表題番号:2008B-142 日付:2009/03/26
研究課題最終処分場リスク低減促進からみた不均質な浸透流場の実験的検討とモデル化
研究者所属(当時) 資格 氏名
(代表者) 理工学術院 教授 香村 一夫
研究成果概要
(研究概要)管理型最終処分場のおもな埋立物である焼却灰に焦点をあてた土槽実験を行った.土槽に充填した焼却灰は時間経過に伴って部分的な固結化がおこり,次第に「水みち」に沿った流れが生じるものと推定される.そこでこの「水みち」的な流動メカニズムを解明するとともに,それに伴う層の性状変化を把握する目的で,細工を施した土槽を製作し,現在実験遂行中である.以下にその概略について示す.
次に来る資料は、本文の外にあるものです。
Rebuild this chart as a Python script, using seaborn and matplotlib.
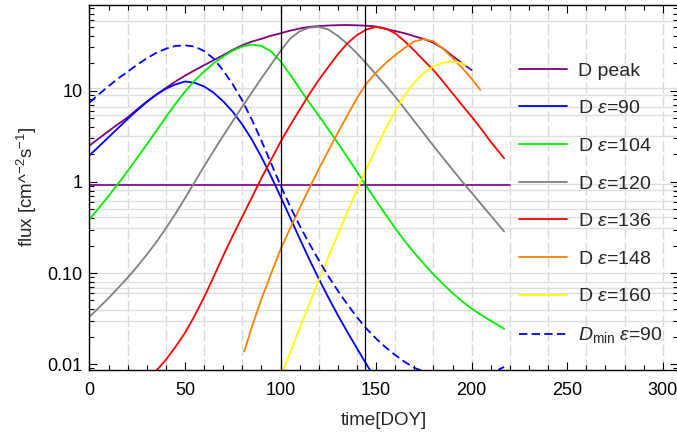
import matplotlib
matplotlib.use("Agg")
import matplotlib.pyplot as plt
import matplotlib.ticker as mticker
import seaborn as sns

# ---- flux curves (time in day of year, flux in cm^-2 s^-1) ----
t_peak = list(range(0, 205, 5))
flux_peak = [2.5, 3.0, 3.6, 4.3, 5.1, 6.25, 7.6, 9.1, 10.7, 12.6, 14.6, 16.7, 19.0,
             21.6, 24.5, 28.0, 31.5, 34.5, 37.0, 40.0, 42.5, 45.5, 48.0, 50.0, 51.0,
             51.8, 52.2, 52.4, 52.0, 51.5, 50.5, 47.5, 45.0, 42.5, 39.5, 36.8, 33.5,
             29.0, 24.0, 20.0, 16.8]

t_threshold = [0, 220]
flux_threshold = [0.92, 0.92]

t_e90 = list(range(0, 155, 5))
flux_e90 = [1.95, 2.45, 3.09, 3.89, 4.90, 6.10, 7.50, 9.02, 10.5, 11.7, 12.6, 12.2,
            11.1, 9.48, 7.62, 5.85, 4.24, 2.90, 1.87, 1.15, 0.687, 0.405, 0.238,
            0.142, 0.0865, 0.0540, 0.0344, 0.0225, 0.0149, 0.00993, 0.00671]

t_e104 = list(range(0, 215, 5)) + [217]
flux_e104 = [0.389, 0.519, 0.700, 0.955, 1.32, 1.84, 2.57, 3.63, 5.13, 7.16, 9.77,
             12.9, 16.2, 20.0, 23.7, 27.5, 30.5, 32.0, 30.9, 26.9, 20.9, 15.0, 10.5,
             7.41, 5.31, 3.76, 2.66, 1.86, 1.29, 0.891, 0.624, 0.437, 0.309, 0.224,
             0.166, 0.126, 0.0966, 0.0759, 0.0603, 0.0490, 0.0407, 0.0347, 0.0299,
             0.0245]

t_e120 = list(range(0, 215, 5)) + [217]
flux_e120 = [0.0332, 0.0418, 0.0532, 0.0686, 0.0893, 0.118, 0.159, 0.219, 0.310,
             0.448, 0.662, 0.991, 1.48, 2.19, 3.21, 4.63, 6.70, 9.57, 13.7, 19.3,
             27.3, 37.2, 44.7, 49.0, 50.1, 46.8, 39.8, 32.4, 25.7, 19.7, 15.0, 11.4,
             8.57, 6.31, 4.62, 3.39, 2.48, 1.83, 1.36, 1.01, 0.759, 0.569, 0.427,
             0.285]

t_e136 = list(range(35, 215, 5)) + [217]
flux_e136 = [0.0085, 0.0112, 0.0155, 0.0221, 0.0339, 0.0543, 0.0912, 0.155, 0.257,
             0.417, 0.676, 1.10, 1.74, 2.75, 4.17, 6.17, 9.12, 13.1, 18.2, 25.1,
             33.1, 40.7, 46.8, 50.1, 47.9, 42.5, 34.7, 27.5, 21.4, 16.8, 12.6, 9.33,
             6.92, 5.18, 3.80, 2.75, 1.81]

t_e148 = [81] + list(range(85, 205, 5)) + [204.5]
flux_e148 = [0.0138, 0.0257, 0.0519, 0.0977, 0.182, 0.309, 0.513, 0.851, 1.38, 2.19,
             3.47, 5.37, 8.32, 12.0, 15.8, 20.0, 24.5, 29.5, 34.7, 36.7, 34.7, 28.8,
             22.9, 17.8, 13.5, 10.2]

t_e160 = list(range(100, 200, 5)) + [197]
flux_e160 = [0.00724, 0.0135, 0.0248, 0.0457, 0.0832, 0.150, 0.266, 0.468, 0.813,
             1.40, 2.34, 3.85, 6.03, 8.91, 12.3, 15.7, 18.4, 20.2, 20.8, 20.0, 18.9]

t_min90 = list(range(0, 175, 5)) + [180, 190, 200, 210, 217]
flux_min90 = [7.40, 9.16, 11.2, 13.6, 16.1, 19.3, 22.6, 26.0, 28.8, 30.9, 31.4, 30.4,
              27.2, 22.4, 16.6, 11.7, 7.76, 4.79, 2.82, 1.60, 0.912, 0.537, 0.331,
              0.211, 0.138, 0.0923, 0.0638, 0.0452, 0.0327, 0.0245, 0.0191, 0.0153,
              0.0126, 0.0106, 0.00912, 0.00759, 0.00692, 0.00708, 0.00794, 0.00933]

marker_days = [100, 144]
flux_gridlines = [58, 10.6, 9.0, 6.6, 5.4, 3.2, 0.95, 0.82, 0.62, 0.5, 0.41, 0.31,
                  0.1, 0.08, 0.068, 0.06, 0.039, 0.03]

series = [
    ("D peak", t_peak, flux_peak, "#800080", "-"),
    ("D $\\varepsilon$=90", t_e90, flux_e90, "#0000ff", "-"),
    ("D $\\varepsilon$=104", t_e104, flux_e104, "#00ee00", "-"),
    ("D $\\varepsilon$=120", t_e120, flux_e120, "#808080", "-"),
    ("D $\\varepsilon$=136", t_e136, flux_e136, "#ff0000", "-"),
    ("D $\\varepsilon$=148", t_e148, flux_e148, "#ff8000", "-"),
    ("D $\\varepsilon$=160", t_e160, flux_e160, "#ffff00", "-"),
    ("$D_{\\mathrm{min}}$ $\\varepsilon$=90", t_min90, flux_min90, "#0000ff",
     (0, (4.6, 2.4))),
]

sns.set_theme(style="ticks")
plt.rcParams["font.family"] = ["Liberation Sans", "DejaVu Sans"]
plt.rcParams["mathtext.fontset"] = "custom"
plt.rcParams["mathtext.rm"] = "Liberation Sans"
plt.rcParams["mathtext.it"] = "Liberation Sans:italic"

fig = plt.figure(figsize=(6.77, 4.37), dpi=100)
ax = fig.add_axes([0.1322, 0.1533, 0.8693, 0.8364])
ax.set_yscale("log")
ax.set_xlim(0, 308)
ax.set_ylim(0.00864, 88)

# background grid
for gx in range(20, 301, 20):
    ax.axvline(gx, color="#d9d9d9", lw=1.0, ls=(0, (8, 2.5)), zorder=0)
for gy in flux_gridlines:
    ax.axhline(gy, color="#dedede", lw=1.0, zorder=0)

# curves
sns.lineplot(x=t_threshold, y=flux_threshold, ax=ax, color="#800080", lw=1.2,
             estimator=None, sort=False, legend=False)
for label, t, f, col, ls in series:
    sns.lineplot(x=t, y=f, ax=ax, color=col, lw=1.3, linestyle=ls,
                 estimator=None, sort=False, label=label)

for d in marker_days:
    ax.axvline(d, color="black", lw=0.9, zorder=5)

# axes styling
ax.xaxis.set_major_locator(mticker.MultipleLocator(50))
ax.xaxis.set_minor_locator(mticker.MultipleLocator(10))
ax.yaxis.set_major_locator(mticker.FixedLocator([0.01, 0.1, 1, 10]))
ax.yaxis.set_major_formatter(mticker.FixedFormatter(["0.01", "0.10", "1", "10"]))
ax.yaxis.set_minor_locator(mticker.LogLocator(base=10, subs=range(2, 10)))
ax.yaxis.set_minor_formatter(mticker.NullFormatter())
ax.tick_params(which="both", direction="in", top=True, right=True,
               labelsize=13, colors="black", width=0.8)
ax.tick_params(which="major", length=6)
ax.tick_params(which="minor", length=3.5)
ax.tick_params(axis="x", which="major", pad=8.5)
ax.tick_params(axis="y", which="major", pad=5)
for s in ax.spines.values():
    s.set_color("black")
    s.set_linewidth(1.0)

ax.set_xlabel("time[DOY]", fontsize=13.5, labelpad=9.5)
ax.set_ylabel("flux [cm^$^{-2}$s$^{-1}$]", fontsize=13.5, labelpad=6)

ax.legend(loc="upper left", bbox_to_anchor=(519 / 677, 1 - 62 / 437),
          bbox_transform=fig.transFigure, frameon=False, fontsize=14,
          handlelength=2.47, handletextpad=0.57, labelspacing=1.03,
          borderpad=0, borderaxespad=0)

fig.savefig("out.png", dpi=100)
(実験方法)焼却灰を充填した塩ビ板からなる土槽(縦1m×横1.8m×深さ0.5m)を作製した.この土槽の下部は9つのセルに区切られている.そして降水器から土槽内地表面に一様な密度(30L/1セル)で定期的に降水し,土槽底部の各セルからの排水量を測定した.さらに排水の水質を調べた.測定項目は,電気伝導度,pHおよび水温,イオン濃度,重金属濃度,COD,TOCである.また,比抵抗を介して,模擬廃棄物層内の浸透水の挙動および層内の性状変化を可視化する目的で,土槽の長辺に平行な3測線(25cm間隔)を設置した.電極間隔は10cmで1測線は17点の電極から構成される.これらを用いて,降水ごとに数回の比抵抗測定を実施した.
(実験結果)これまでに得られたおもな結果を記す.
①各セルからの排水量は均等ではなく,セルあたり降水量30リットルに対して±25%程度のばらつきがあった.各セルからの排水の電気伝導度は散水1回目では0.5~0.9S/mを示すが散水回数が増えるにつれて減少し,散水4回目以降は0.2S/m程度で安定する.イオン濃度はNa,K,Cl,SO4が相対的に高く,その時系列変化は電気伝導度の変化と相関を有する.
②(各散水時の比抵抗/散水1回目の比抵抗)を算出し,その変化率を示す断面図を作成した.その結果,断面内に変化率の相異が認められ,排水量の多いセルの上方には変化率の大きいゾーンが存在している.この現象は層内浸透水の経路および量に影響されたものと考えられる.
(まとめ)これらの結果より層内の透水は非一様といえる.即ち,浸透水の挙動解明・モデル化は,廃棄物層内洗い出しの最適効果を得るために重要なデータとなる.